Or you can spend $10 and buy one of my books. Or you can spend $500 and buy the SaaS launchpad course. So you can go from free all the way up, but realize I’m saying the things that can help you not make those mistakes. And of course, if you’re listening to this, you already know that, but the mindset of there’s no one else out there who has done it before me, or I’m not going to spend the time to go seek out advice and learn about this stuff. I’m just going to go build something that’s a dangerous mindset. I left that mindset long ago. I did used to have the mindset of, well, I need to figure all this out. I’m going to figure out a new path. No one else is doing the path that I want to do, which of course was bootstrapping.
And really there it was almost no one else doing it, and it was like base camp and Joel Poll skate at the time when oh five when I was blogging about this. But I’ve let that go. And now when I go to do anything, when we launched on YouTube, we hired a consultant and a content producer. When we launched on LinkedIn, we hired a consultant. Someone knows this better than I do, and they’re ahead of me, and I’m willing to pay both in time and in money to learn that very quickly. Now, if I didn’t have as much budget as I do these days, running a tiny seat of MicroConf, in the old days, I would have educated myself. I would’ve gone to the subreddits, to YouTube, to audio books, to podcasts to try to figure out what do other people know about this topic that I don’t?
And that mindset of learning from others and taking advice and not just listening and being like, eh, that doesn’t fit with how I want to grow a business.
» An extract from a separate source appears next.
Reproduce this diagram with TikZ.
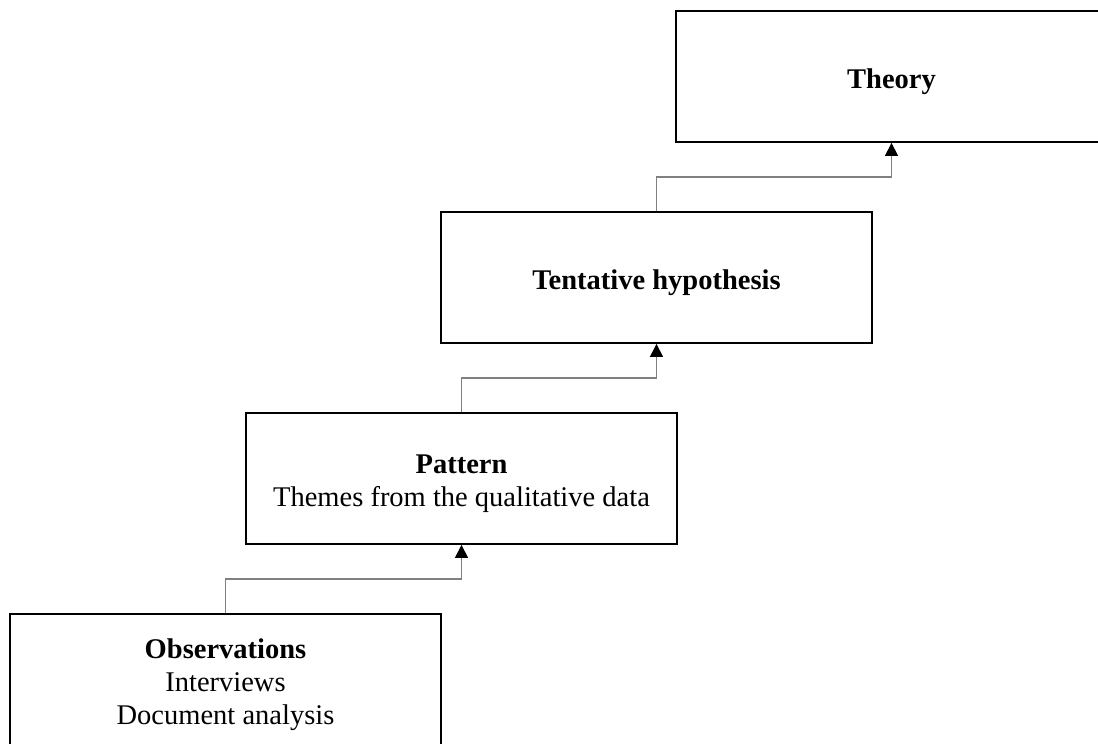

And so I’m going to say in my head that it just doesn’t work, or I’m going to do this other thing anyways, even though people are saying, don’t go B2C and build a two-sided marketplace and don’t build a media company and don’t price your product at 10 or $20 a month and don’t try to go with one time sales or whatever the advice is, but that doesn’t work anymore or that makes me uncomfortable, or it makes me think I’m going to have to do stuff that I don’t want to do, like market and talk to customers and actually do sales calls. Whatever it is, it’s that mindset of I am going to actually learn from others and I don’t have to do exactly what someone else prescribes, but I’m at least going to factor that in when I ask for other opinions and when I go out and read a book or listen to someone talk about this on a podcast, that I’m going to not dismiss them and I’m going to be open to learning.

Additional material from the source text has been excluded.